136. After Mykerinos the priests said Asychis became king of Egypt, and he made for Hephaistos the temple gateway [119] which is towards the sunrising, by far the most beautiful and the largest of the gateways; for while they all have figures carved upon them and innumerable ornaments of building [120] besides, this has them very much more than the rest. In this king's reign they told me that, as the circulation of money was very slow, a law was made for the Egyptians that a man might have that money lent to him which he needed, by offering as security the dead body of his father; and there was added moreover to this law another, namely that he who lent the money should have a claim also to the whole sepulchral chamber belonging to him who received it, and that the man who offered that security should be subject to this penalty, if he refused to pay back the debt, namely that neither the man himself should be allowed to have burial when he died, either in that family burial-place or in any other, nor should he be allowed to bury any one of his kinsmen whom he lost by death.

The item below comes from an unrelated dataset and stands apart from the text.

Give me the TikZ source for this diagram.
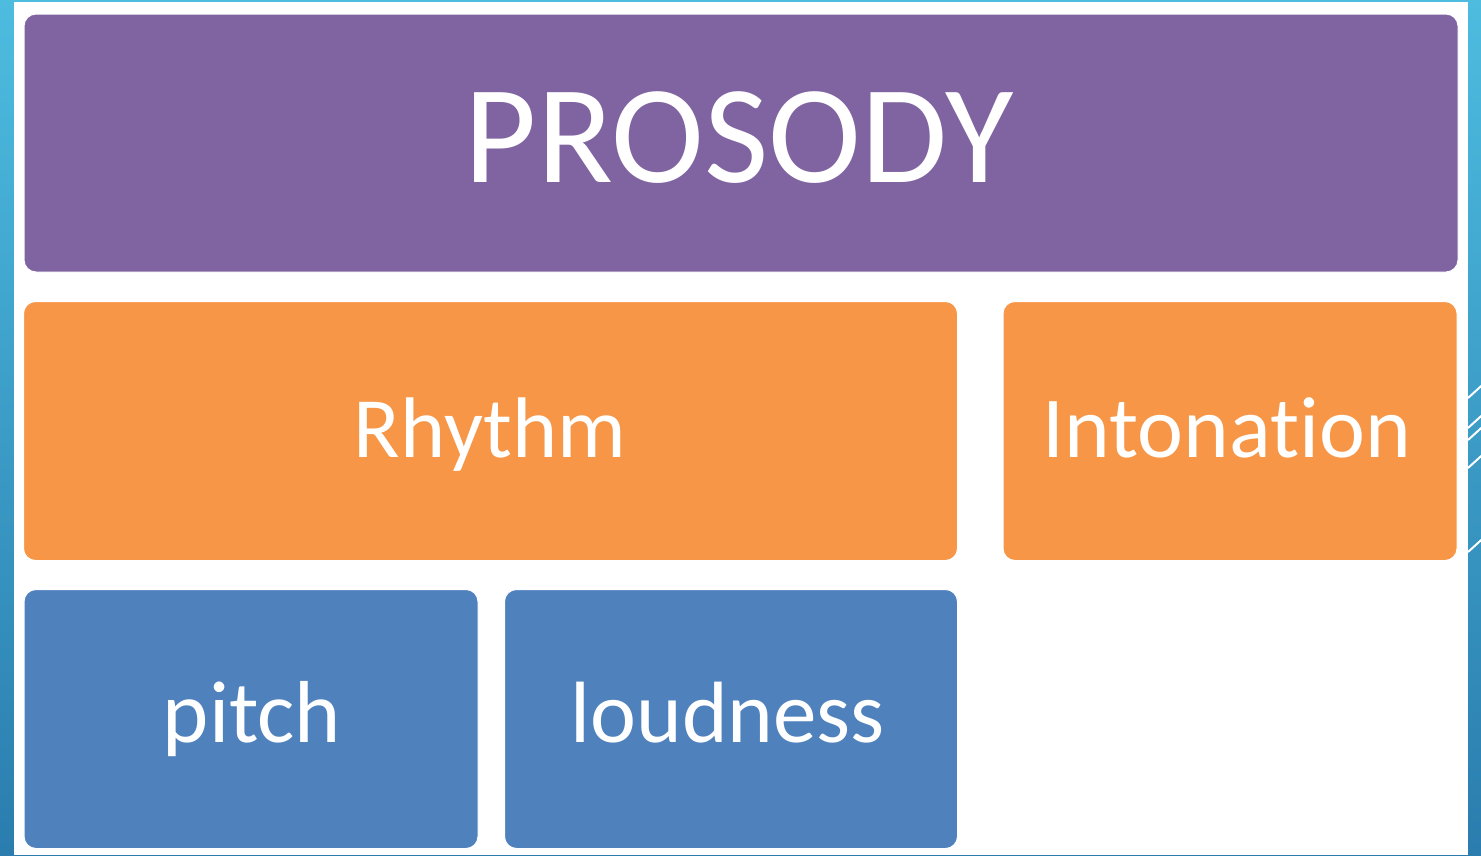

This king desiring to surpass the kings of Egypt who had arisen before him left as a memorial of himself a pyramid which he made of bricks, and on it there is an inscription carved in stone and saying thus: "Despise not me in comparison with the pyramids of stone, seeing that I excel them as much as Zeus excels the other gods; for with a pole they struck into the lake, and whatever of the mud attached itself to the pole, this they gathered up and made bricks, and in such manner they finished me."

[119] {propulaia}.

[120] "innumerable sights of buildings."